Define sources once in msh.yaml and reference them from your .msh files:

Define in msh.yaml:

# msh.yaml
sources:
- name: prod_db
type: sql_database
credentials: "${DB_PROD_CREDENTIALS}"
schema: public
tables:
- name: orders
- name: customers

- name: stripe_api
type: rest_api
endpoint: "https://api.stripe.com"
credentials:
api_key: "${STRIPE_API_KEY}"
resources:
- name: customers
- name: charges

Reference in .msh files:

# models/stg_orders.msh
ingest:
source: prod_db
table: orders

transform: |
SELECT * FROM {{ source }}

# models/stg_stripe_customers.msh
ingest:
source: stripe_api
resource: customers

transform: |
SELECT
id,
email,
created_at
FROM {{ source }}
WHERE status = 'active'

Benefits:

  • ✅ Change credentials once, update everywhere
  • ✅ Clear source catalog in one place
  • ✅ Environment variables for sensitive data
  • ✅ Eliminates credential repetition

See msh.yaml Configuration Reference for complete documentation.

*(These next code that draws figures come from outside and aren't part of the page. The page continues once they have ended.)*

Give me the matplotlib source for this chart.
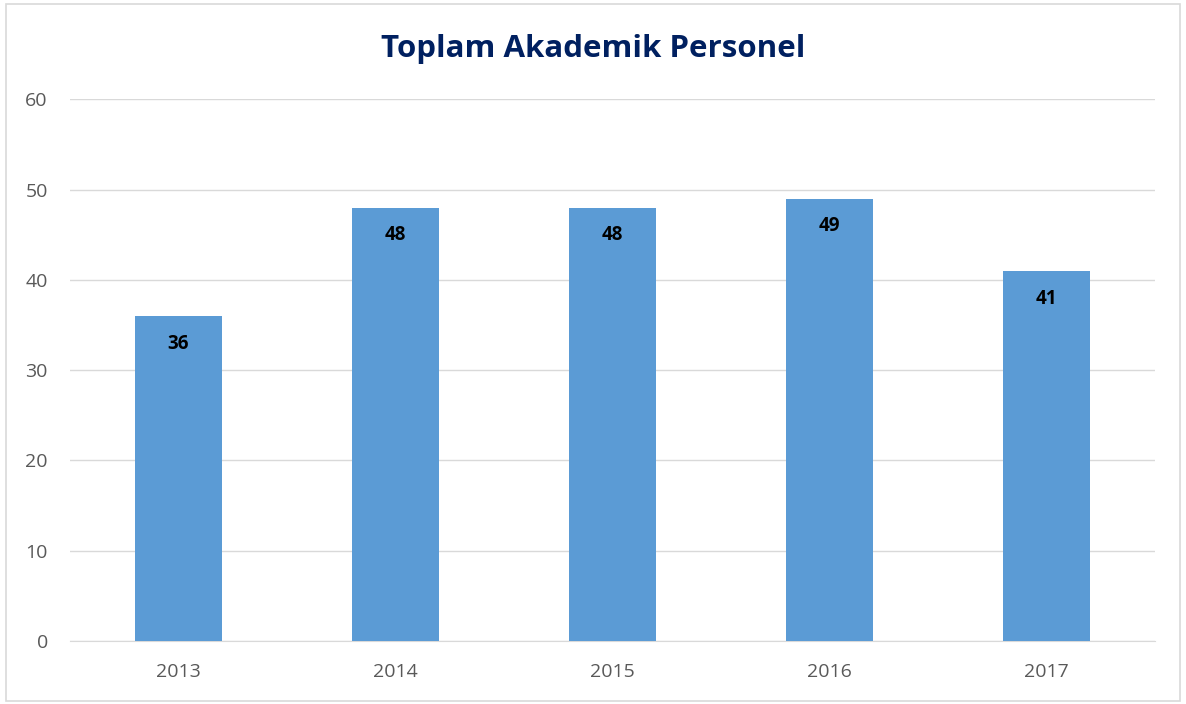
import matplotlib.pyplot as plt
from matplotlib.patches import Rectangle

plt.rcParams['font.family'] = ['Open Sans', 'DejaVu Sans']

years = ['2013', '2014', '2015', '2016', '2017']
personel = [36, 48, 48, 49, 41]
yticks = [0, 10, 20, 30, 40, 50, 60]

fig = plt.figure(figsize=(11.86, 7.04), dpi=100)
ax = fig.add_axes([0.059, 0.0895, 0.915, 0.7695])

x = range(len(years))
bars = ax.bar(x, personel, width=0.4, color='#5B9BD5', zorder=3)

# degerler cubuklarin icinde, ustte
for b, v in zip(bars, personel):
    ax.annotate(str(v), xy=(b.get_x() + b.get_width() / 2, v),
                xytext=(0, -20), textcoords='offset points',
                ha='center', va='center', fontsize=13.5, fontweight='bold', color='black')

ax.set_xlim(-0.5, len(years) - 0.5)
ax.set_ylim(0, 60)
ax.set_yticks(yticks)
ax.set_xticks(list(x))
ax.set_xticklabels(years)
ax.grid(axis='y', color='#D9D9D9', linewidth=1, zorder=0)
ax.tick_params(axis='both', length=0, labelsize=14, labelcolor='#595959')
ax.tick_params(axis='y', pad=16)
ax.tick_params(axis='x', pad=16)
for s in ['top', 'right', 'left']:
    ax.spines[s].set_visible(False)
ax.spines['bottom'].set_color('#D9D9D9')

fig.text(0.5, 0.93, 'Toplam Akademik Personel', ha='center', va='center',
         fontsize=22.5, fontweight='bold', color='#002060')

# cerceve
fig.patches.append(Rectangle((0.005, 0.004), 0.99, 0.99, transform=fig.transFigure,
                             fill=False, edgecolor='#D9D9D9', linewidth=1.2))

fig.savefig('out.png', dpi=100)
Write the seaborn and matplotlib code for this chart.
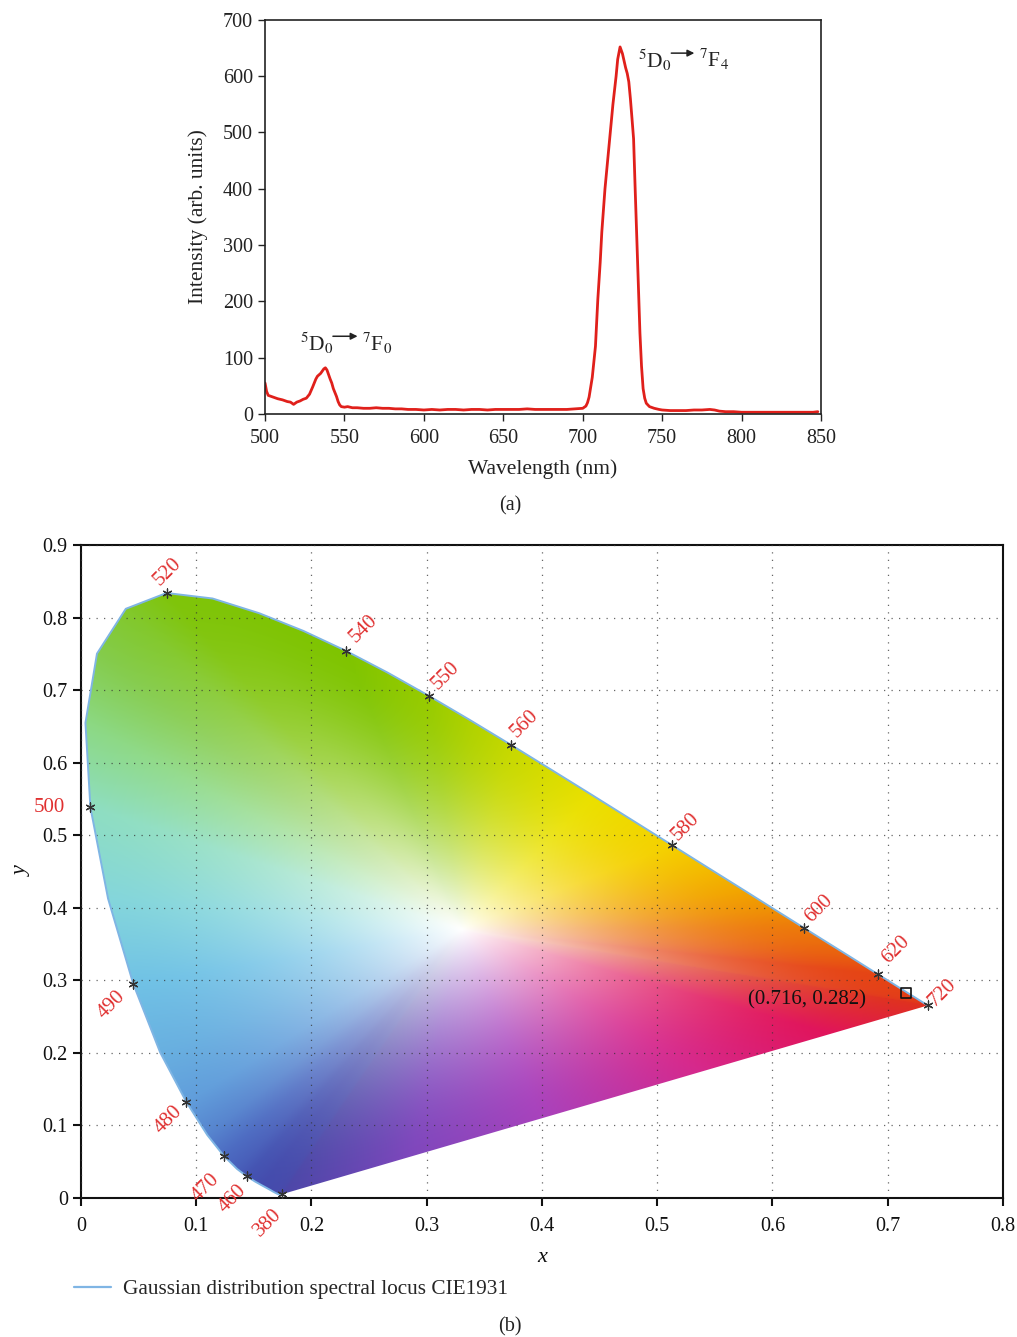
import numpy as np
import matplotlib
matplotlib.use("Agg")
import matplotlib.pyplot as plt
import seaborn as sns
from matplotlib.patches import Polygon
from matplotlib.lines import Line2D

# ---- panel (a): emission spectrum ----
wavelength = [500, 501, 502, 505, 508, 511, 514, 516, 518, 520, 522, 524, 526, 528, 530,
              532, 533, 535, 537, 538, 539, 540, 541, 542, 543, 544, 545, 546, 547, 548,
              550, 552, 555, 558, 562, 566, 570, 574, 578, 582, 586, 590, 595, 600, 605,
              610, 615, 620, 625, 630, 635, 640, 645, 650, 655, 660, 665, 670, 675, 680,
              685, 690, 695, 700, 702, 703, 704, 706, 708, 709.5, 711, 712, 714, 716, 717.5,
              719, 721, 722, 723.5, 725, 727, 728, 729, 730, 731, 732, 733, 734, 735, 736,
              737, 738, 739, 740, 742, 745, 748, 750, 755, 760, 765, 770, 775, 780, 783,
              786, 790, 795, 800, 805, 810, 815, 820, 825, 830, 835, 840, 845, 848]
intensity = [55, 40, 33, 30, 27, 25, 22, 21, 17, 21, 23, 26, 28, 35, 48,
             62, 67, 72, 80, 82, 78, 70, 62, 55, 45, 38, 31, 22, 16, 13,
             12, 13, 11, 11, 10, 10, 11, 10, 10, 9, 9, 8, 8, 7, 8,
             7, 8, 8, 7, 8, 8, 7, 8, 8, 8, 8, 9, 8, 8, 8,
             8, 8, 9, 10, 14, 20, 30, 65, 120, 204, 270, 323, 400, 460, 505,
             550, 600, 630, 652, 640, 615, 605, 590, 560, 525, 489, 400, 315, 230, 144,
             85, 45, 28, 19, 13, 10, 8, 7, 6, 6, 6, 7, 7, 8, 7,
             5, 4, 4, 3, 3, 3, 3, 3, 3, 3, 3, 3, 3, 4]

# ---- panel (b): CIE 1931 spectral locus ----
locus_nm = [380, 385, 390, 395, 400, 405, 410, 415, 420, 425, 430, 435, 440, 445, 450,
            455, 460, 465, 470, 475, 480, 485, 490, 495, 500, 505, 510, 515, 520, 525,
            530, 535, 540, 545, 550, 555, 560, 565, 570, 575, 580, 585, 590, 595, 600,
            605, 610, 615, 620, 625, 630, 635, 640, 645, 650, 655, 660, 665, 670, 675,
            680, 690, 700, 720]
locus_x = [0.1741, 0.1740, 0.1738, 0.1736, 0.1733, 0.1730, 0.1726, 0.1721, 0.1714, 0.1703,
           0.1689, 0.1669, 0.1644, 0.1611, 0.1566, 0.1510, 0.1440, 0.1355, 0.1241, 0.1096,
           0.0913, 0.0687, 0.0454, 0.0235, 0.0082, 0.0039, 0.0139, 0.0389, 0.0743, 0.1142,
           0.1547, 0.1929, 0.2296, 0.2658, 0.3016, 0.3373, 0.3731, 0.4087, 0.4441, 0.4788,
           0.5125, 0.5448, 0.5752, 0.6029, 0.6270, 0.6482, 0.6658, 0.6801, 0.6915, 0.7006,
           0.7079, 0.7140, 0.7190, 0.7230, 0.7260, 0.7283, 0.7300, 0.7311, 0.7320, 0.7327,
           0.7334, 0.7344, 0.7347, 0.7347]
locus_y = [0.0050, 0.0050, 0.0049, 0.0049, 0.0048, 0.0048, 0.0048, 0.0048, 0.0051, 0.0058,
           0.0069, 0.0086, 0.0109, 0.0138, 0.0177, 0.0227, 0.0297, 0.0399, 0.0578, 0.0868,
           0.1327, 0.2007, 0.2950, 0.4127, 0.5384, 0.6548, 0.7502, 0.8120, 0.8338, 0.8262,
           0.8059, 0.7816, 0.7543, 0.7243, 0.6923, 0.6589, 0.6245, 0.5896, 0.5547, 0.5202,
           0.4866, 0.4544, 0.4242, 0.3965, 0.3725, 0.3514, 0.3340, 0.3197, 0.3083, 0.2993,
           0.2920, 0.2859, 0.2809, 0.2770, 0.2740, 0.2717, 0.2700, 0.2689, 0.2680, 0.2673,
           0.2666, 0.2656, 0.2653, 0.2653]

marked_nm = [380, 460, 470, 480, 490, 500, 520, 540, 550, 560, 580, 600, 620, 720]
label_dx = [-14, -14, -18, -18, -22, -41, 1, 18, 17, 14, 14, 15, 18, 15]
label_dy = [-28, -22, -32, -18, -21, 0, 21, 22, 20, 21, 18, 19, 24, 13]
label_rot = [45, 45, 45, 45, 45, 0, 45, 45, 45, 45, 45, 45, 45, 45]

sample_x = [0.716]
sample_y = [0.282]

# edge colours of the shaded gamut (style), keyed by wavelength / purple-line fraction
edge_nm = [380, 450, 460, 470, 480, 490, 495, 500, 505, 510, 520, 540, 550, 560, 570,
           580, 590, 600, 620, 720]
edge_rgb = [(0.30, 0.28, 0.66), (0.27, 0.30, 0.68), (0.27, 0.33, 0.70), (0.30, 0.42, 0.76),
            (0.38, 0.62, 0.86), (0.44, 0.76, 0.90), (0.52, 0.84, 0.86), (0.56, 0.87, 0.76),
            (0.55, 0.85, 0.52), (0.52, 0.80, 0.30), (0.50, 0.77, 0.04), (0.50, 0.77, 0.0),
            (0.60, 0.80, 0.0), (0.78, 0.85, 0.0), (0.92, 0.88, 0.0), (0.96, 0.82, 0.0),
            (0.95, 0.65, 0.0), (0.93, 0.48, 0.04), (0.90, 0.27, 0.08), (0.87, 0.17, 0.13)]
purple_s = [0.15, 0.35, 0.6, 0.8]
purple_rgb = [(0.88, 0.08, 0.36), (0.84, 0.16, 0.55), (0.66, 0.26, 0.74), (0.50, 0.28, 0.74)]
white_pt = (0.33, 0.37)

sns.set_theme(style="ticks")
plt.rcParams["font.family"] = ["Liberation Serif", "DejaVu Serif"]
plt.rcParams["mathtext.fontset"] = "stix"

fig = plt.figure(figsize=(10.17, 13.37), dpi=100)

# ---------------- (a) ----------------
ax1 = fig.add_axes([0.2606, 0.6904, 0.5467, 0.2947])
sns.lineplot(x=wavelength, y=intensity, color="#e0201b", linewidth=2, ax=ax1)
ax1.set_xlim(500, 850)
ax1.set_ylim(0, 700)
ax1.set_xticks(range(500, 851, 50))
ax1.set_yticks(range(0, 701, 100))
ax1.tick_params(labelsize=14.5, direction="out", length=5, width=1, colors="#222222")
ax1.tick_params(axis="x", pad=6)
for s in ax1.spines.values():
    s.set_linewidth(1.2)
    s.set_color("#222222")
ax1.set_xlabel("Wavelength (nm)", fontsize=15.5, color="#222222", labelpad=8)
ax1.set_ylabel("Intensity (arb. units)", fontsize=15.5, color="#222222", labelpad=11)


def transition(ax, x0, y0, low, x1, x2, xf):
    ax.text(x0, y0, r"$^{5}$D$_{0}$", fontsize=15.5, ha="left", va="center", color="#222222")
    ax.annotate("", xy=(x2, y0 + 12), xytext=(x1, y0 + 12),
                arrowprops=dict(arrowstyle="-|>", color="#222222", lw=1.1,
                                mutation_scale=10))
    ax.text(xf, y0, r"$^{7}$F$_{%s}$" % low, fontsize=15.5, ha="left", va="center",
            color="#222222")


transition(ax1, 522, 126, 0, 541, 560, 561)
transition(ax1, 735, 629, 4, 754, 772, 773)

fig.text(0.5015, 0.622, "(a)", ha="center", va="center", fontsize=14.5, color="#222222")

# ---------------- (b) ----------------
ax2 = fig.add_axes([0.0796, 0.104, 0.9066, 0.4884])

# boundary vertices: locus + points on the purple line
lx = np.array(locus_x)
ly = np.array(locus_y)
bx = list(lx)
by = list(ly)
bcol = [np.array([np.interp(n, edge_nm, [c[i] for c in edge_rgb]) for i in range(3)])
        for n in locus_nm]
for s_, c_ in zip(purple_s, purple_rgb):
    bx.append(lx[-1] + s_ * (lx[0] - lx[-1]))
    by.append(ly[-1] + s_ * (ly[0] - ly[-1]))
    bcol.append(np.array(c_))
bx = np.array(bx)
by = np.array(by)
bcol = np.array(bcol)
ang = np.arctan2(by - white_pt[1], bx - white_pt[0])
rad = np.hypot(bx - white_pt[0], by - white_pt[1])
order = np.argsort(ang)
ang, rad, bcol = ang[order], rad[order], bcol[order]
ang = np.concatenate([ang[-1:] - 2 * np.pi, ang, ang[:1] + 2 * np.pi])
rad = np.concatenate([rad[-1:], rad, rad[:1]])
bcol = np.concatenate([bcol[-1:], bcol, bcol[:1]])

gx = np.linspace(0.0, 0.8, 560)
gy = np.linspace(0.0, 0.9, 630)
XX, YY = np.meshgrid(gx, gy)
pa = np.arctan2(YY - white_pt[1], XX - white_pt[0])
pr = np.hypot(XX - white_pt[0], YY - white_pt[1])
t = np.clip(pr / np.interp(pa, ang, rad), 0, 1)
f = 1 - (1 - t) ** 1.8
img = np.empty(XX.shape + (3,))
for i in range(3):
    edge = np.interp(pa, ang, bcol[:, i])
    img[..., i] = 1 + f * (edge - 1)
im = ax2.imshow(np.clip(img, 0, 1), extent=[0, 0.8, 0, 0.9], origin="lower", aspect="auto",
                interpolation="bilinear", zorder=0)
poly = Polygon(np.column_stack([locus_x, locus_y]), closed=True, transform=ax2.transData)
im.set_clip_path(poly)

sns.lineplot(x=locus_x + [locus_x[0]], y=locus_y + [locus_y[0]], sort=False,
             color="#7fb5e4", linewidth=1.4, ax=ax2, zorder=3)

mk_x = [locus_x[locus_nm.index(n)] for n in marked_nm]
mk_y = [locus_y[locus_nm.index(n)] for n in marked_nm]
ax2.scatter(mk_x, mk_y, marker=(6, 2, 0), s=42, color="#333333", linewidths=0.9, zorder=4)
for n, xx, yy, dx, dy, r in zip(marked_nm, mk_x, mk_y, label_dx, label_dy, label_rot):
    ax2.annotate(str(n), (xx, yy), xytext=(dx, dy), textcoords="offset pixels",
                 ha="center", va="center", rotation=r, fontsize=15, color="#e03030",
                 annotation_clip=False)

ax2.scatter(sample_x, sample_y, marker="s", s=55, facecolors="none", edgecolors="#111111",
            linewidths=1.2, zorder=5)
ax2.text(0.681, 0.273, "(%.3f, %.3f)" % (sample_x[0], sample_y[0]), ha="right", va="center",
         fontsize=15, color="#111111", zorder=5)

ax2.set_xlim(0, 0.8)
ax2.set_ylim(0, 0.9)
xt = [0, 0.1, 0.2, 0.3, 0.4, 0.5, 0.6, 0.7, 0.8]
yt = [0, 0.1, 0.2, 0.3, 0.4, 0.5, 0.6, 0.7, 0.8, 0.9]
ax2.set_xticks(xt)
ax2.set_xticklabels(["0"] + ["%.1f" % v for v in xt[1:]])
ax2.set_yticks(yt)
ax2.set_yticklabels(["0"] + ["%.1f" % v for v in yt[1:]])
ax2.tick_params(labelsize=14.5, direction="out", length=6, width=1.5, colors="#111111")
ax2.tick_params(axis="x", pad=8)
ax2.grid(True, linestyle=(0, (1, 5)), color="#333333", linewidth=0.9, alpha=0.75)
ax2.set_axisbelow(False)
for s in ax2.spines.values():
    s.set_linewidth(1.5)
    s.set_color("#111111")
ax2.set_xlabel("x", fontsize=16, style="italic", color="#111111", labelpad=8)
ax2.set_ylabel("y", fontsize=16, style="italic", color="#111111", labelpad=8)

handle = Line2D([], [], color="#7fb5e4", linewidth=1.6)
fig.legend([handle], ["Gaussian distribution spectral locus CIE1931"],
           loc="center left", bbox_to_anchor=(0.054, 0.0355), frameon=False,
           fontsize=15.3, handlelength=1.75, handletextpad=0.55)

fig.text(0.5015, 0.0075, "(b)", ha="center", va="center", fontsize=14.5, color="#222222")

fig.savefig("out.png", dpi=100)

Direct Credentials (Alternative)

You can also define credentials directly in each .msh file:

API Sources:

For API sources, reference the credentials using ${ENV_VAR} syntax:

# models/stripe_customers.msh
source:
type: dlt
source_name: stripe
resource: customers
credentials:
api_key: ${STRIPE_API_KEY}

sql: |
SELECT
id,
email,
created_at
FROM source('stripe', 'customers')
WHERE status = 'active'

Database Sources (DB-to-DB):

For database-to-database replication, use the sql_database source type:

# models/legacy_users.msh
source:
type: dlt
source_name: sql_database
credentials: ${SOURCE__POSTGRES__CREDENTIALS}
table: users
schema: public

sql: |
SELECT
user_id,
email,
signup_date
FROM source('sql_database', 'users')

Environment Variable:

SOURCE__POSTGRES__CREDENTIALS="postgresql://readonly_user:pass@legacy-db.company.com:5432/production"

When to Use Each Approach

Use Source Definitions (msh.yaml) when:

  • You have multiple .msh files using the same source
  • You want a centralized source catalog
  • You're building a layered project (staging → intermediate → marts)
  • You want to follow DRY principles

Use Direct Credentials when:

  • You have a single asset using a unique source
  • You're prototyping or testing
  • You need source-specific configuration that doesn't fit the source definition pattern

Both approaches can coexist in the same project, allowing gradual migration from direct credentials to source definitions.


Troubleshooting

Snowflake-Specific Issues

If you encounter errors with Snowflake, see the Snowflake Troubleshooting Guide for detailed solutions to common problems including:

  • Warehouse suspension errors
  • Connection timeouts
  • Authentication failures
  • Schema name issues
  • Quota exceeded errors

Quick Checks:

  1. Verify all required environment variables are set (run env | grep SNOWFLAKE)
  2. Ensure your warehouse is running (not suspended) in Snowflake UI
  3. Check user permissions (CREATE SCHEMA, CREATE TABLE, CREATE VIEW)
  4. Run with --debug flag for detailed error messages: msh run --debug

General Connection Issues

Problem: Connection fails immediately

  • Check that all required environment variables are set
  • Verify credentials are correct (test manually if possible)
  • Check network connectivity to the destination

Problem: Connection timeout

  • Verify the destination is accessible from your network
  • Check firewall rules and IP whitelisting
  • For Snowflake, ensure warehouse is running

Problem: Authentication errors

  • Double-check username and password (case-sensitive)
  • Verify account/database names match exactly
  • Check user permissions and role assignments

Best Practices

  1. Use Read-Only Credentials for Sources: When connecting to production databases, always use a read-only user to prevent accidental writes.
  2. Separate Environments: Use different .env files for development, staging, and production (e.g., .env.dev, .env.prod).
  3. Rotate Secrets Regularly: API keys and database passwords should be rotated periodically and updated in your secret management system.
  4. Test Connections First: Use msh run --dry-run to verify connections before running full pipelines.
  5. Monitor Warehouse Status: For Snowflake, set up alerts for warehouse suspension and monitor compute usage.